Second, as Jennifer mentioned, as long as we do not have a framework that establishes clearly the conditions under which a country can conduct investigations and access information that is held by another company outside of their frontiers.  The pressure, rightly or wrongly can be an alibi to invoke that investigation.

On the other side of the coin, the countries that have the power will exercise increasing (?) authority.  When you think about that this is not the way we are thinking about sovereignty in the classical way.  And the challenge is how do we define sovereignty in a digital age and how does it really function.  And I want to highlight one thing, which is that the current international system based on territorial jurisdictions is actually what prevents cooperation on those issues.  It is what is hindering the capacity of the actors to work together.  And even if the time pressure is important, I takes as a positive sign the fact that there is strong awareness.  I would echo what Alexander was saying at the beginning.  There is progress.  It's not as quick as it should be, but there is progress, and I would like to quote one of my favorite philosophers who says pessimism is a matter of mood and optimism is a matter of will.

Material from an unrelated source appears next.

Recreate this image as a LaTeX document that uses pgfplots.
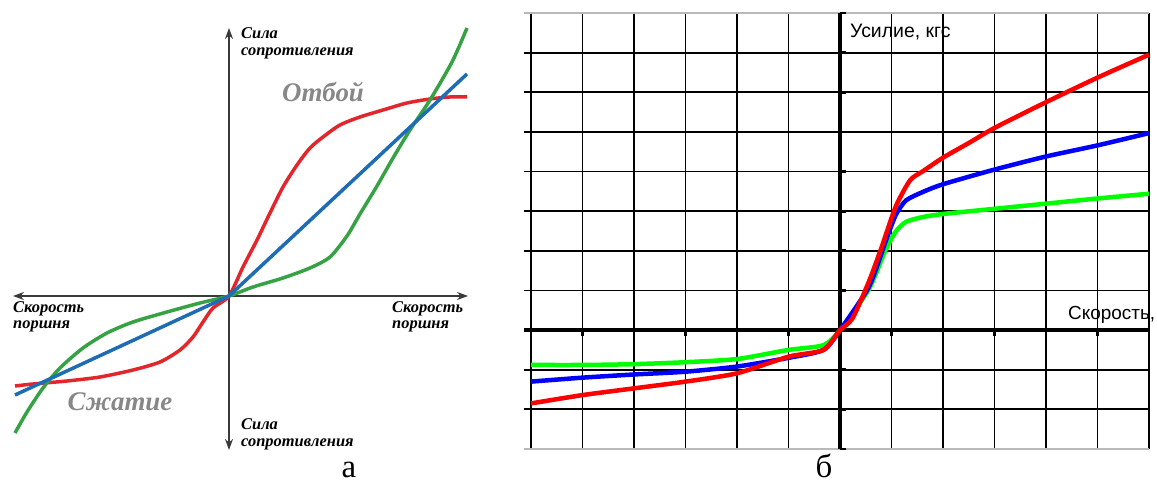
\documentclass[border=0pt]{standalone}
\usepackage{fontspec}
\setmainfont{Liberation Serif}
\newfontfamily\sansf{Liberation Sans}
\usepackage{pgfplots}
\pgfplotsset{compat=1.18}
\usetikzlibrary{arrows.meta}
\definecolor{ared}{HTML}{E2262B}
\definecolor{agreen}{HTML}{36A244}
\definecolor{ablue}{HTML}{1E6CB4}
\definecolor{axgray}{HTML}{3A3A3A}
\definecolor{txtgray}{HTML}{878787}
\newcommand{\lbl}{\fontsize{16.5}{16.5}\selectfont\bfseries\itshape}
\begin{document}
\begin{tikzpicture}[x=1bp,y=1bp]
\path[use as bounding box] (0,0) rectangle (1157,486);
% ---------------- panel a ----------------
\begin{axis}[at={(13bp,31bp)}, anchor=south west, scale only axis,
  width=457bp, height=435bp, xmin=-216, xmax=241, ymin=-159, ymax=276,
  hide axis, clip=false]
\draw[axgray, line width=1.4bp, {Stealth[length=11bp,width=8bp]}-{Stealth[length=11bp,width=8bp]}] (axis cs:-216,0) -- (axis cs:239,0);
\draw[axgray, line width=1.4bp, {Stealth[length=11bp,width=8bp]}-{Stealth[length=11bp,width=8bp]}] (axis cs:0,-154) -- (axis cs:0,268);
\addplot[ared, line width=3.5bp, smooth, tension=0.45] coordinates {
(-214,-90) (-196,-88) (-162,-85) (-129,-81) (-96,-74) (-69,-66) (-49,-54)
(-36,-41) (-26,-26) (-16,-12) (0,0) (14,29) (28,56) (41,83) (54,109) (68,131)
(81,148) (94,159) (111,171) (131,179) (154,186) (178,193) (201,197) (221,199) (238,199)};
\addplot[agreen, line width=3.5bp, smooth, tension=0.45] coordinates {
(-214,-137) (-202,-116) (-186,-92) (-169,-72) (-146,-52) (-122,-37) (-96,-26)
(-62,-16) (-29,-7) (0,0) (24,9) (54,18) (81,28) (101,39) (118,60) (131,82)
(148,110) (164,138) (181,166) (201,196) (223,234) (238,268)};
\addplot[ablue, line width=3.5bp] coordinates {(-214,-99) (0,0) (238,222)};
\node[anchor=base west, inner sep=0pt] at (axis cs:12,257) {\lbl Сила};
\node[anchor=base west, inner sep=0pt] at (axis cs:12,240) {\lbl сопротивления};
\node[anchor=base west, inner sep=0pt] at (axis cs:12,-134) {\lbl Сила};
\node[anchor=base west, inner sep=0pt] at (axis cs:12,-151) {\lbl сопротивления};
\node[anchor=base west, inner sep=0pt] at (axis cs:-216,-17) {\lbl Скорость};
\node[anchor=base west, inner sep=0pt] at (axis cs:-216,-33) {\lbl поршня};
\node[anchor=base west, inner sep=0pt] at (axis cs:163,-17) {\lbl Скорость};
\node[anchor=base west, inner sep=0pt] at (axis cs:163,-33) {\lbl поршня};
\node[txtgray, inner sep=0pt] at (axis cs:94,204) {\fontsize{27}{27}\selectfont\bfseries\itshape Отбой};
\node[txtgray, inner sep=0pt] at (axis cs:-109,-106) {\fontsize{27}{27}\selectfont\bfseries\itshape Сжатие};
\end{axis}
% ---------------- panel b ----------------
\begin{axis}[at={(531bp,37bp)}, anchor=south west, scale only axis,
  width=618bp, height=436bp, xmin=-6, xmax=6, ymin=-3, ymax=8,
  xtick={-6,...,6}, ytick={-2,...,7}, xticklabels={}, yticklabels={},
  major tick length=0pt, axis line style={draw=none},
  grid=major, major grid style={black, line width=1.8bp},
  extra y ticks={-3,8}, extra y tick labels={},
  extra y tick style={major grid style={gray!55, line width=1.8bp}},
  clip=false]
\pgfplotsinvokeforeach{-2,...,7}{\draw[black, line width=1.8bp] (axis cs:-6,#1) -- (axis cs:-6.136,#1);}
\draw[gray!55, line width=1.8bp] (axis cs:-6,8) -- (axis cs:-6.136,8);
\draw[gray!55, line width=1.8bp] (axis cs:-6,-3) -- (axis cs:-6.136,-3);
\draw[black, line width=3.5bp] (axis cs:0,-3) -- (axis cs:0,8);
\draw[black, line width=3.5bp] (axis cs:-6.136,0) -- (axis cs:6,0);
\pgfplotsinvokeforeach{-3,...,8}{\draw[black, line width=2.8bp] (axis cs:0,#1) -- (axis cs:0.1165,#1);}
\pgfplotsinvokeforeach{-6,...,6}{\draw[black, line width=2.8bp] (axis cs:#1,0) -- (axis cs:#1,-0.151);}
\addplot[green, line width=4.5bp, smooth, tension=0.4] coordinates {
(-6,-0.88) (-5,-0.88) (-4,-0.86) (-3,-0.81) (-2,-0.73) (-1,-0.5) (-0.32,-0.38)
(0,0) (0.56,1.03) (0.88,2.01) (1.08,2.48) (1.28,2.73) (1.6,2.85) (2,2.93)
(3,3.06) (4,3.19) (5,3.32) (6,3.44)};
\addplot[blue, line width=4.5bp, smooth, tension=0.4] coordinates {
(-6,-1.30) (-5,-1.20) (-4,-1.12) (-3,-1.05) (-2,-0.92) (-1,-0.70) (-0.32,-0.5)
(0,0) (0.56,1.09) (0.88,2.22) (1.08,2.9) (1.28,3.27) (1.6,3.48) (2,3.68)
(3,4.05) (4,4.38) (5,4.66) (6,4.97)};
\addplot[red, line width=4.5bp, smooth, tension=0.4] coordinates {
(-6,-1.85) (-5,-1.64) (-4,-1.47) (-3,-1.30) (-2,-1.09) (-1,-0.67) (-0.32,-0.5)
(0,0) (0.24,0.29) (0.56,1.22) (0.8,2.06) (1.08,3.11) (1.36,3.78) (1.6,4.0)
(2,4.35) (2.5,4.72) (3,5.1) (4,5.75) (5,6.37) (6,6.95)};
\end{axis}
\node[anchor=base west, inner sep=0pt] at (850,448) {\sansf\fontsize{19.5}{19.5}\selectfont Усилие, кгс};
\node[anchor=base west, inner sep=0pt] at (1068,166) {\sansf\fontsize{19}{19}\selectfont Скорость,};
\node[anchor=base, inner sep=0pt] at (349,8) {\fontsize{33}{33}\selectfont а};
\node[anchor=base, inner sep=0pt] at (824,8) {\fontsize{33}{33}\selectfont б};
\end{tikzpicture}
\end{document}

The framing components are there, but there is a need to go forward and if there is not enough desire to solve the problem, we can get into a protracted battle for five or ten years with two camps fighting against one another.

>> MODERATOR: Thank you so much.  That concludes this workshop.  I think just to Bertrand's -- did you want to say something?  OK.  Just to go back to Bertrand's point, I think this basically, this is quoting the idea of one world, one net and one vision.  And it's about building that block by block.  And it takes time, but we need to do it.

I think next year we'll have, again, plenty to talk about.  So I thank all the panelists.  Thank you very much.  And thank you to the audience.  Thank you to the online audience.  And I look forward to seeing you next year.